A service dog can be a huge benefit to a person with disabilities, allowing them to move more freely, experience life more fully, and live more safely. If you think that your dog would make a good service animal for you or for someone else with disabilities, you can train them to perform service animal tasks. In order to properly train your dog, you'll need certain equipment that is used during training and while the dog is working. Take a look at some supplies that your service dog may need.

Vest or Harness

You've probably noticed that most service dogs that you run into out in public are wearing some type of vest or harness. These serve a couple of different purposes. One simple reason for your dog to wear a vest is that it helps to identify them as a service dog when they're out in public. Although you're not required by any law to identify your dog as a service dog with a vest or harness, doing so can help prevent misunderstandings and discourage people from distracting your dog.

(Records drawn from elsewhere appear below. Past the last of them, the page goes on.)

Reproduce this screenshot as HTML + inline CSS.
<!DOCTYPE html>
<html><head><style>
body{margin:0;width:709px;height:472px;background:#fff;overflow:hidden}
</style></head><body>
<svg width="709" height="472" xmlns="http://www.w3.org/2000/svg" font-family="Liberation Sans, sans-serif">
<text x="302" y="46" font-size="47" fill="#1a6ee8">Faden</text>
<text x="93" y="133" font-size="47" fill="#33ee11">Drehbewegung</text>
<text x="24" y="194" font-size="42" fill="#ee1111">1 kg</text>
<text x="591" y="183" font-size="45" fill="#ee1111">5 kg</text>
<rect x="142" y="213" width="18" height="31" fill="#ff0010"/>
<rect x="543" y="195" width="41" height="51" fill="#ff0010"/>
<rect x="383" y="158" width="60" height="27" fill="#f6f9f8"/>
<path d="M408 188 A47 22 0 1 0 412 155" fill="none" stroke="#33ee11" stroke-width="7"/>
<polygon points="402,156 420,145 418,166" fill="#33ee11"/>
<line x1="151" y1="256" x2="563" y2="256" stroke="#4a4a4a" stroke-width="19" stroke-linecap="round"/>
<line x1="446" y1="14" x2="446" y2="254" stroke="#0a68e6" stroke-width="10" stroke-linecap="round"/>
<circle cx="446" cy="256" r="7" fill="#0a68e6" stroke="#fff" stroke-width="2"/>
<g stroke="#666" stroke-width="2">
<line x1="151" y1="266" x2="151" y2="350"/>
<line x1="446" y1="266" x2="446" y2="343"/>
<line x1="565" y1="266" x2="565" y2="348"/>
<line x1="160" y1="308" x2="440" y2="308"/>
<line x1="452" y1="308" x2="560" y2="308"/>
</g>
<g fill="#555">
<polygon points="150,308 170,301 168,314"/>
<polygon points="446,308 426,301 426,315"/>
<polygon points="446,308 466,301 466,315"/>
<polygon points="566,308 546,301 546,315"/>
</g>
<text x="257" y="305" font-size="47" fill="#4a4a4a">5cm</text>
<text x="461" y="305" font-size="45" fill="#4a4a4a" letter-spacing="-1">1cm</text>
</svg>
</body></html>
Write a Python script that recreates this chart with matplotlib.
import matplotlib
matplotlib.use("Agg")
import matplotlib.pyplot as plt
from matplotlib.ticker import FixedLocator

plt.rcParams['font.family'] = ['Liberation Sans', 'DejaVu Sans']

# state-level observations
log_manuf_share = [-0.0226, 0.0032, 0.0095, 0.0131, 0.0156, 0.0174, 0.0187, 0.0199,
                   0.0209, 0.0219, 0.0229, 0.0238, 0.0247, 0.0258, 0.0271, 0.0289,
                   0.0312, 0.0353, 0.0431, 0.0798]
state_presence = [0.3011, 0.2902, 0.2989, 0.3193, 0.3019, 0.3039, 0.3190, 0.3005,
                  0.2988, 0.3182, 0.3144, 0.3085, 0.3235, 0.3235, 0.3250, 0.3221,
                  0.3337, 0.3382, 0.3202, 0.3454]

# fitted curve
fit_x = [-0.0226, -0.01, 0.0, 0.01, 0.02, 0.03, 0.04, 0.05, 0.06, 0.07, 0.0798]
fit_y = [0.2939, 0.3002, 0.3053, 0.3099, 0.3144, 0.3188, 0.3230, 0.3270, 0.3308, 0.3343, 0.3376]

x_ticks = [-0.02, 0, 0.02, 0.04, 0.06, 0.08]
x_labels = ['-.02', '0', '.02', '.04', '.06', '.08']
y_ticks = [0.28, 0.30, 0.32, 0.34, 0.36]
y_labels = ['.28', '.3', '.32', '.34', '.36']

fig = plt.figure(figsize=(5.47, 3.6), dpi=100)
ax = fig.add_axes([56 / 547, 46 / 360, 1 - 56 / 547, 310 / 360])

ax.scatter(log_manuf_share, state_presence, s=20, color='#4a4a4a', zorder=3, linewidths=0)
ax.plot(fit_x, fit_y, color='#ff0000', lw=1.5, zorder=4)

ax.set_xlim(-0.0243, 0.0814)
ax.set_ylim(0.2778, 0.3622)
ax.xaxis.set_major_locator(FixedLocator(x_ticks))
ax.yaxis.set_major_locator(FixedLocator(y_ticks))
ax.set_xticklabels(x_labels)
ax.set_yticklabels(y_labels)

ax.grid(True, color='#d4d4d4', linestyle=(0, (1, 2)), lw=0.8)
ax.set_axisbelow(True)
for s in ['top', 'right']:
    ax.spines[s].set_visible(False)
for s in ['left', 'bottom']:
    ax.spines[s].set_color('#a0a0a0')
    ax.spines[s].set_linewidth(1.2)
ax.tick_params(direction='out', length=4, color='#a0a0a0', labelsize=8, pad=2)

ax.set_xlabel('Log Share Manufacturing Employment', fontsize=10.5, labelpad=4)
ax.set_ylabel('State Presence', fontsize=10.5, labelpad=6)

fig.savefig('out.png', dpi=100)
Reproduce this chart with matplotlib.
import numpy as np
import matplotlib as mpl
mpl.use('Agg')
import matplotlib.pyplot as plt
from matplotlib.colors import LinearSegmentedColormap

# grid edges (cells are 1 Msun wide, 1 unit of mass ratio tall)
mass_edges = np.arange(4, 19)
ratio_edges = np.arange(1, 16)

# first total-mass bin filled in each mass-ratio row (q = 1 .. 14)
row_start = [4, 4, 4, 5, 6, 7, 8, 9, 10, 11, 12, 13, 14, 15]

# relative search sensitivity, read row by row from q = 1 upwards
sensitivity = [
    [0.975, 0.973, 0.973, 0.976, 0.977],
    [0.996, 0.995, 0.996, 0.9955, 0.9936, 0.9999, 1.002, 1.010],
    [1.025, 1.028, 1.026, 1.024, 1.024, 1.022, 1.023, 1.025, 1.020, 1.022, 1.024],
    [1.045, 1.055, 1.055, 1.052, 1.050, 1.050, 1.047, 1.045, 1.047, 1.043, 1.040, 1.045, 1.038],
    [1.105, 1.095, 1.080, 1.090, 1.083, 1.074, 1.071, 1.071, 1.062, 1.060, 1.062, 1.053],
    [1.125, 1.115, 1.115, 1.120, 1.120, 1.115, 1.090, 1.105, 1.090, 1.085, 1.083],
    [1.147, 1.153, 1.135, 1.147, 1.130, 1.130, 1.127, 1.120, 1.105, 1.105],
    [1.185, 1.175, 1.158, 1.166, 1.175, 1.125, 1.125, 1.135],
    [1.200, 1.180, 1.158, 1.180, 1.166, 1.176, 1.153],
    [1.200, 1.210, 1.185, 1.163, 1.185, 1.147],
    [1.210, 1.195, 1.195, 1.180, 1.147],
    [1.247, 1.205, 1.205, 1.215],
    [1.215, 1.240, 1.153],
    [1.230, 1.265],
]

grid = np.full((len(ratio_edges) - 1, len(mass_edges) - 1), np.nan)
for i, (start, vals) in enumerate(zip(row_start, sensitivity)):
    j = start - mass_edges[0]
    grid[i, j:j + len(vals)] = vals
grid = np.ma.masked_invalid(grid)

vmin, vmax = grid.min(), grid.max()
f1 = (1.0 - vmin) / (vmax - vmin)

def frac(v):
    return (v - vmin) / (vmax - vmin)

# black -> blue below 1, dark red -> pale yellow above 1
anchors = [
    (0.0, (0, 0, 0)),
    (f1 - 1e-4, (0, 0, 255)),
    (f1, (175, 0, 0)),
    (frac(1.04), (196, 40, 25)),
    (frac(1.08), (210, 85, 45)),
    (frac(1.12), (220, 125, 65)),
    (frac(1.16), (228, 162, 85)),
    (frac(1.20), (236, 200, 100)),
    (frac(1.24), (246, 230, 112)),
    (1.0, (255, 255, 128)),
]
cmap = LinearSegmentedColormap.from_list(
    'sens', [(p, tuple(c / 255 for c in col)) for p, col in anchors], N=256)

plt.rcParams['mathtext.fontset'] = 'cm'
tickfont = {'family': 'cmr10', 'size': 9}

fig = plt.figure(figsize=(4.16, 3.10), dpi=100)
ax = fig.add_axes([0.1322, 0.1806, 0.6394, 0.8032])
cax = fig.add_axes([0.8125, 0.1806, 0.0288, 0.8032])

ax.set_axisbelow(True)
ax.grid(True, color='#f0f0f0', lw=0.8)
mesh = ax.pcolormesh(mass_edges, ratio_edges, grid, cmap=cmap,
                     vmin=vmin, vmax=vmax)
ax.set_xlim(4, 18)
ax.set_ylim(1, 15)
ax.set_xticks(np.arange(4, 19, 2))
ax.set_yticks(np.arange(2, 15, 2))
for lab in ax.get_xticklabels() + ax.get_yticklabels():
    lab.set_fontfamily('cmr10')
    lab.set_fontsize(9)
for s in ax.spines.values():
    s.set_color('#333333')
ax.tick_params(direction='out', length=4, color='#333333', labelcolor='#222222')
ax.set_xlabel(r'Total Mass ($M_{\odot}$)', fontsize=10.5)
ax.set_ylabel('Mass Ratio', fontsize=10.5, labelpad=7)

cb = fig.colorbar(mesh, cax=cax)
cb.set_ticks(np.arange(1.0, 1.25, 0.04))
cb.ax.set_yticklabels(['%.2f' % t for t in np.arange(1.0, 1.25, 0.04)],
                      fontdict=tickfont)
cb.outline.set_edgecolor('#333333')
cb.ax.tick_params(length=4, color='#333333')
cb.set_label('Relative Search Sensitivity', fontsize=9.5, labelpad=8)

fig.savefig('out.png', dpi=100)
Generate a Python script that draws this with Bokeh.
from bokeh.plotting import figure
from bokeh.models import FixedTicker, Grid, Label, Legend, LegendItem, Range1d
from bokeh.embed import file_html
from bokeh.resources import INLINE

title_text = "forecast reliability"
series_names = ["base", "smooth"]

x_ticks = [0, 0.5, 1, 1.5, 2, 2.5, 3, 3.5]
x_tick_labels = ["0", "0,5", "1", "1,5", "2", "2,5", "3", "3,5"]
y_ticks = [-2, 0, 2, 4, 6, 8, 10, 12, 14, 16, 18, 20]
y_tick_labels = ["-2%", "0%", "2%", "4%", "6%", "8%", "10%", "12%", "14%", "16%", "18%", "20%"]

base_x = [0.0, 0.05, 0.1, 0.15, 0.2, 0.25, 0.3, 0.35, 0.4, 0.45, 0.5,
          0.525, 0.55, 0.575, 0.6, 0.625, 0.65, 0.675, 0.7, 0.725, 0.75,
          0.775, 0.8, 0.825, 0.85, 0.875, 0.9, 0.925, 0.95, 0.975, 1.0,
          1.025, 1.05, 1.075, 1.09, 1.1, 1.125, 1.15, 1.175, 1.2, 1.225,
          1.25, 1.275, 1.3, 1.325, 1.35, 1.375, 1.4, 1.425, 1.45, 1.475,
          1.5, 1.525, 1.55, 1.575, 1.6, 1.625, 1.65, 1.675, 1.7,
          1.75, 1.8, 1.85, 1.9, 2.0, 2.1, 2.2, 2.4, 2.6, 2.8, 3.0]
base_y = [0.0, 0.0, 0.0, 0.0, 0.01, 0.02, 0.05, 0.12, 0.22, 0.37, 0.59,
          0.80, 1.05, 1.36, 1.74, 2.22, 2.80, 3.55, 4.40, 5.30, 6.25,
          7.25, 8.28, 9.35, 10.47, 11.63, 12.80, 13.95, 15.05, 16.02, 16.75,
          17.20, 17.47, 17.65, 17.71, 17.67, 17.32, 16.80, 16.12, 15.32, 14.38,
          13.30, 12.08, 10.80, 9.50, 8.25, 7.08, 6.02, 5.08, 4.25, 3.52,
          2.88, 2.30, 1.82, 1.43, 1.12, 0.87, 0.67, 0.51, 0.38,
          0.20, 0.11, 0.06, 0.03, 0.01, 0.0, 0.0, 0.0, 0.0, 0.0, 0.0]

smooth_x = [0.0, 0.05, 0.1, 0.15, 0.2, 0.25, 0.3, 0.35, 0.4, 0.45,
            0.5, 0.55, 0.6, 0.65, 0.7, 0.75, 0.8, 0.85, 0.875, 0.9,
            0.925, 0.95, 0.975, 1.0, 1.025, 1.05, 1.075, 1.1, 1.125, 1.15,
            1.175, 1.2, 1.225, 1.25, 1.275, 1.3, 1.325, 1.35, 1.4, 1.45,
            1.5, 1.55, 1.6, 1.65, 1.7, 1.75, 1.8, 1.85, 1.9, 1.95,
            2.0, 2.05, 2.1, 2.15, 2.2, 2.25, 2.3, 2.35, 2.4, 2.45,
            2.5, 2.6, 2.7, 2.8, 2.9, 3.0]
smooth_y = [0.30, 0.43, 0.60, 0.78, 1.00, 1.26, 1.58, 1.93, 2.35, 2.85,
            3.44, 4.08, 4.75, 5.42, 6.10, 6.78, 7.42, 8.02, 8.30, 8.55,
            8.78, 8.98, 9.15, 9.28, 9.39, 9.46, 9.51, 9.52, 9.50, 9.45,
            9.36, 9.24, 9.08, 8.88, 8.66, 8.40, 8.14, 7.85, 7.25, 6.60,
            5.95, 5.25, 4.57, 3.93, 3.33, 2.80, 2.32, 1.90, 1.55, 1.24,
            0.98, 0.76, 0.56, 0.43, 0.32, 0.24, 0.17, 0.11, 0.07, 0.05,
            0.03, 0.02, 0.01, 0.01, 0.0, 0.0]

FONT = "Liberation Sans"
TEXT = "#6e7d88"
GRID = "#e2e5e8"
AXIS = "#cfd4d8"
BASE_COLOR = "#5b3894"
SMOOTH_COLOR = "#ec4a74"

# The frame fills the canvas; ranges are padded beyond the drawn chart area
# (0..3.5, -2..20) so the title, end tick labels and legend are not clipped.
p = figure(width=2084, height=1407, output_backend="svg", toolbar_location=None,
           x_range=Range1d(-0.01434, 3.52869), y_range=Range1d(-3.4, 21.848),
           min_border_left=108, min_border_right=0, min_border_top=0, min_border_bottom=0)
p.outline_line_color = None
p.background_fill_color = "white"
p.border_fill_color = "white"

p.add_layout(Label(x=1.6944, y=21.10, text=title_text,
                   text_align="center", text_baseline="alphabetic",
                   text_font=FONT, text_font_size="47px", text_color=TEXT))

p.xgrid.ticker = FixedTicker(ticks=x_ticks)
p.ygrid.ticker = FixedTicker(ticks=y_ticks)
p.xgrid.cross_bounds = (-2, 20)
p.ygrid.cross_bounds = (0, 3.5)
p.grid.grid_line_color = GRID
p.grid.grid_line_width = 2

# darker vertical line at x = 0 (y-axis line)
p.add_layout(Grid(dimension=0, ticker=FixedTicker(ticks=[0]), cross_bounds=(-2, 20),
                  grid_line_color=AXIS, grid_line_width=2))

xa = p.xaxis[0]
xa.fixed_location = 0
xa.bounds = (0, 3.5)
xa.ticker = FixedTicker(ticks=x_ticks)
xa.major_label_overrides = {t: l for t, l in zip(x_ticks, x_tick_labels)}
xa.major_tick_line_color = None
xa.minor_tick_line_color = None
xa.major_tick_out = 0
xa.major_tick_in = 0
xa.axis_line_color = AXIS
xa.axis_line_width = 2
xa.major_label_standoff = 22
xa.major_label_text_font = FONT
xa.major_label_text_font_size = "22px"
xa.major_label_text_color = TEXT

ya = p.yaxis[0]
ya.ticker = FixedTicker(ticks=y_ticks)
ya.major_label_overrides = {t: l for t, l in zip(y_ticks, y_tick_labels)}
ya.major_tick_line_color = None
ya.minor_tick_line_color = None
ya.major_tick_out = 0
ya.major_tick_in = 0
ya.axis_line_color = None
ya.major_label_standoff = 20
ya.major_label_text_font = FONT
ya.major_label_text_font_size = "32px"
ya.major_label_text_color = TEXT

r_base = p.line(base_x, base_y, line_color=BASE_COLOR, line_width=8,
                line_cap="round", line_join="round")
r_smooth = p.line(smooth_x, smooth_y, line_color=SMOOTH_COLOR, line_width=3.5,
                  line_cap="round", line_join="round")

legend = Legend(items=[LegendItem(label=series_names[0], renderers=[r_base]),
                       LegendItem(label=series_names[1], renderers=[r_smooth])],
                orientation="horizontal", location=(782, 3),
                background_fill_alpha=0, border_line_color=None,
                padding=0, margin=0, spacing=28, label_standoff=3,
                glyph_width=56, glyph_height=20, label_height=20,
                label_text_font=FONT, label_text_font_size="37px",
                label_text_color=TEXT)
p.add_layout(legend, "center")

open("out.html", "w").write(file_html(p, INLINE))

Some harnesses are also built to help your dog perform their duties. For example, there are harnesses that can help your dog pull a wheelchair or guide a person using a cane or walker.

Head Collar

A head collar is a training tool that helps to redirect your dog's focus so that the dog learns to give you their full attention when walking. These collars help you teach your dog to heel and to walk with a loose leash.

Though they're primarily a training tool, some owners choose to continue using the head collar when the service dog is working. Although the collar isn't strictly needed once the dog is fully trained, it can be useful to have it just in case. Plus, like a vest, a head collar is often considered part of a service dog's uniform and signals to others that the dog is working and should not be distracted.

Nail Caps

Depending on the types of tasks you want your service dog to perform, nail caps may be a very useful investment.

Service dogs can be trained to perform tasks like closing doors, pushing elevator buttons, and operating light switches, but their nails can leave scratches. Nail caps help protect your own furniture and possessions and others while allowing your dog to do their job properly.

The right equipment can help you effectively train your dog to perform useful service tasks, and the earlier in their training you start using the equipment, the more accustomed to it they'll be once they're fully trained. A good pet supplier can help you find the best service equipment for your dog.